→ What this task involves:
Leaving out the pictures, retype the lines from the beginning of the listing through the line containing "fig = plt.figure(figsize=(16.75, 8.24), dpi=100)".

→ Provided data:

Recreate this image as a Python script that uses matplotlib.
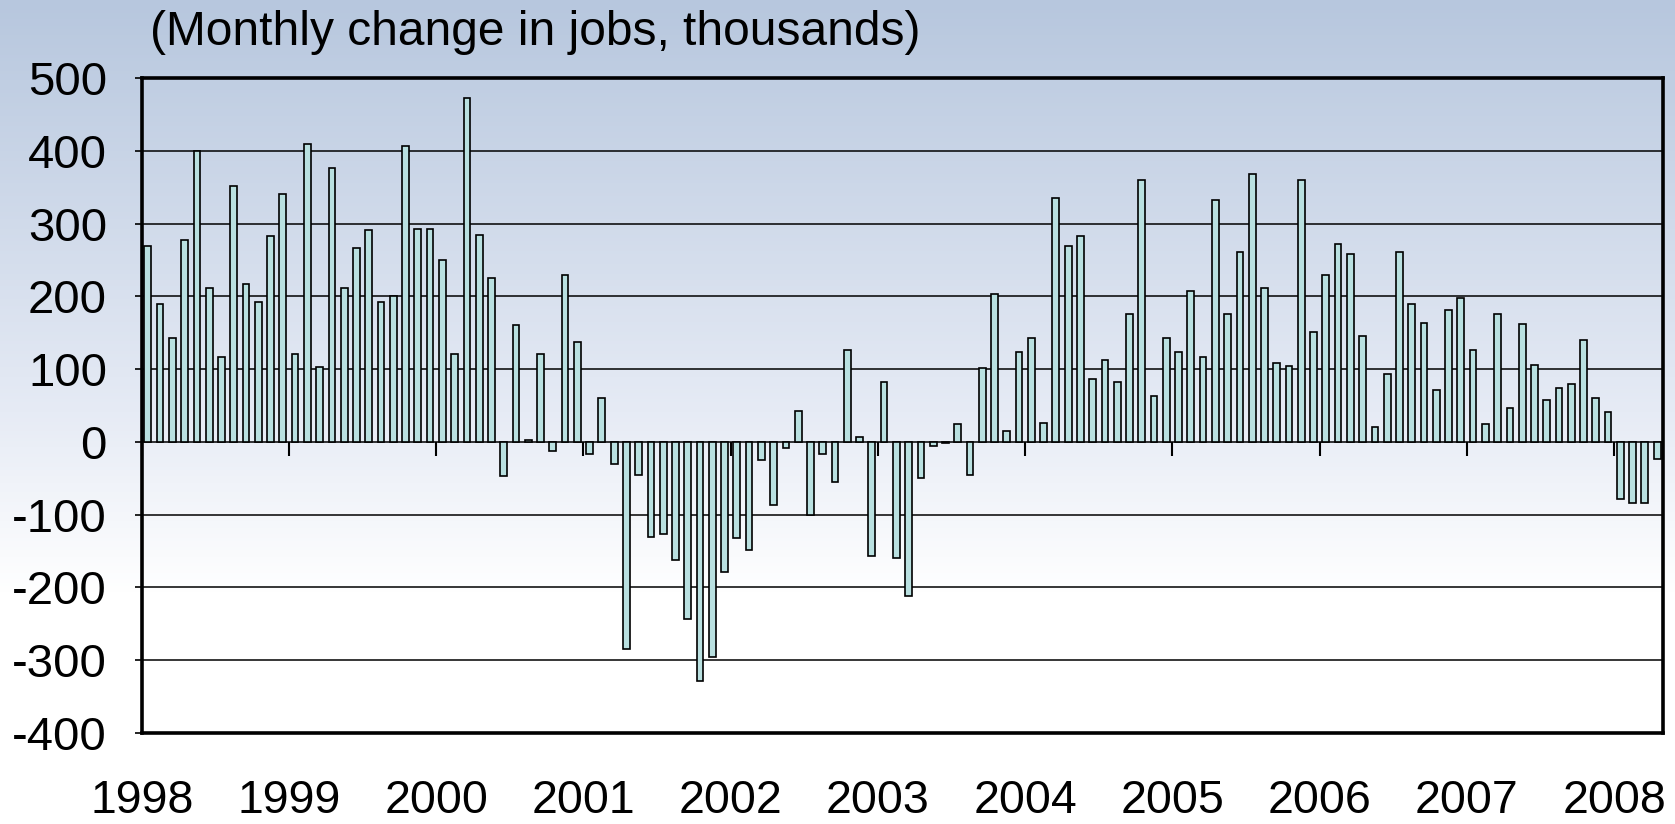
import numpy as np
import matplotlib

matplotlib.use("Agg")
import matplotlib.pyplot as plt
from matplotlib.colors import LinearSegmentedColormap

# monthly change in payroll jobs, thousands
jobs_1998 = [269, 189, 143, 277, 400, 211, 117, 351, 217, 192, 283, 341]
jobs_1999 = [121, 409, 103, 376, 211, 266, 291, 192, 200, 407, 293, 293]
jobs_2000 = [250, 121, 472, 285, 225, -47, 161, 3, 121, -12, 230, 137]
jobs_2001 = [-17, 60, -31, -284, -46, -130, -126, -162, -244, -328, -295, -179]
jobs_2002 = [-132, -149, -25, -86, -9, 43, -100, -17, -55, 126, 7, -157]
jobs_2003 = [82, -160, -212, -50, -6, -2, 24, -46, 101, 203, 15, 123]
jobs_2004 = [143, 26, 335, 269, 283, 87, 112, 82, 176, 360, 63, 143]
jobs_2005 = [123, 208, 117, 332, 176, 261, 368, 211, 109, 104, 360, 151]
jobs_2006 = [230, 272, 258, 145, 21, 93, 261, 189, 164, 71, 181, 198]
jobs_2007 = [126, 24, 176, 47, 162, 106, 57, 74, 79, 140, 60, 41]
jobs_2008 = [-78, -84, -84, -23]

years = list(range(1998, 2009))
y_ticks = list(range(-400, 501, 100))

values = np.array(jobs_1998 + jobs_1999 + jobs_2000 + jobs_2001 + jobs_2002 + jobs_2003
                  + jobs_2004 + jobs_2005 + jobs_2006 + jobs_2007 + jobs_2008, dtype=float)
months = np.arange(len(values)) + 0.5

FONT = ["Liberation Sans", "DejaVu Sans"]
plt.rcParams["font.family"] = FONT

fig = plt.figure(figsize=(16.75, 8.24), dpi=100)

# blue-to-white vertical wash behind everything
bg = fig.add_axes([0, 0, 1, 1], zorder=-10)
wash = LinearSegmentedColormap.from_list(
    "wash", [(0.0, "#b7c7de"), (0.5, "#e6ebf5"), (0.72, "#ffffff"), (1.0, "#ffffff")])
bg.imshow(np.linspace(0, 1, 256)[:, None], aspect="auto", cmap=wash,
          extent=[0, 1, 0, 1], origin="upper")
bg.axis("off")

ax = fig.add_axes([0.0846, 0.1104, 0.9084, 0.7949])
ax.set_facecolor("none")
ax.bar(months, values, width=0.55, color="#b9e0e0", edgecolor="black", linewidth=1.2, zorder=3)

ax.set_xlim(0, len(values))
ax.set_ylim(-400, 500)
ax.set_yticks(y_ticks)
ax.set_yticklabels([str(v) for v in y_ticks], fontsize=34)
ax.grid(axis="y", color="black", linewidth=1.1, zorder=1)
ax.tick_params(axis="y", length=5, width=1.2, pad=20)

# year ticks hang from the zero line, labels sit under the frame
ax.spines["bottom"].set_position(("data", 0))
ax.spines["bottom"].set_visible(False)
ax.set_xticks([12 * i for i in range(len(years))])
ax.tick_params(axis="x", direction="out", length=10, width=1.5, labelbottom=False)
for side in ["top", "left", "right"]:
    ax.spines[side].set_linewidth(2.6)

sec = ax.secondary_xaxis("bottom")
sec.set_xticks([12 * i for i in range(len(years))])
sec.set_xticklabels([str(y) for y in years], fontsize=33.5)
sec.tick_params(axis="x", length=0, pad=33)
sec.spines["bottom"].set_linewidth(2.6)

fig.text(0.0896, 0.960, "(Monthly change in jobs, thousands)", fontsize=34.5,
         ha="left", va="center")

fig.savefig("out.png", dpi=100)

→ Result of this exercise:
Recreate this image as a Python script that uses matplotlib.
import numpy as np
import matplotlib

matplotlib.use("Agg")
import matplotlib.pyplot as plt
from matplotlib.colors import LinearSegmentedColormap

# monthly change in payroll jobs, thousands
jobs_1998 = [269, 189, 143, 277, 400, 211, 117, 351, 217, 192, 283, 341]
jobs_1999 = [121, 409, 103, 376, 211, 266, 291, 192, 200, 407, 293, 293]
jobs_2000 = [250, 121, 472, 285, 225, -47, 161, 3, 121, -12, 230, 137]
jobs_2001 = [-17, 60, -31, -284, -46, -130, -126, -162, -244, -328, -295, -179]
jobs_2002 = [-132, -149, -25, -86, -9, 43, -100, -17, -55, 126, 7, -157]
jobs_2003 = [82, -160, -212, -50, -6, -2, 24, -46, 101, 203, 15, 123]
jobs_2004 = [143, 26, 335, 269, 283, 87, 112, 82, 176, 360, 63, 143]
jobs_2005 = [123, 208, 117, 332, 176, 261, 368, 211, 109, 104, 360, 151]
jobs_2006 = [230, 272, 258, 145, 21, 93, 261, 189, 164, 71, 181, 198]
jobs_2007 = [126, 24, 176, 47, 162, 106, 57, 74, 79, 140, 60, 41]
jobs_2008 = [-78, -84, -84, -23]

years = list(range(1998, 2009))
y_ticks = list(range(-400, 501, 100))

values = np.array(jobs_1998 + jobs_1999 + jobs_2000 + jobs_2001 + jobs_2002 + jobs_2003
                  + jobs_2004 + jobs_2005 + jobs_2006 + jobs_2007 + jobs_2008, dtype=float)
months = np.arange(len(values)) + 0.5

FONT = ["Liberation Sans", "DejaVu Sans"]
plt.rcParams["font.family"] = FONT

fig = plt.figure(figsize=(16.75, 8.24), dpi=100)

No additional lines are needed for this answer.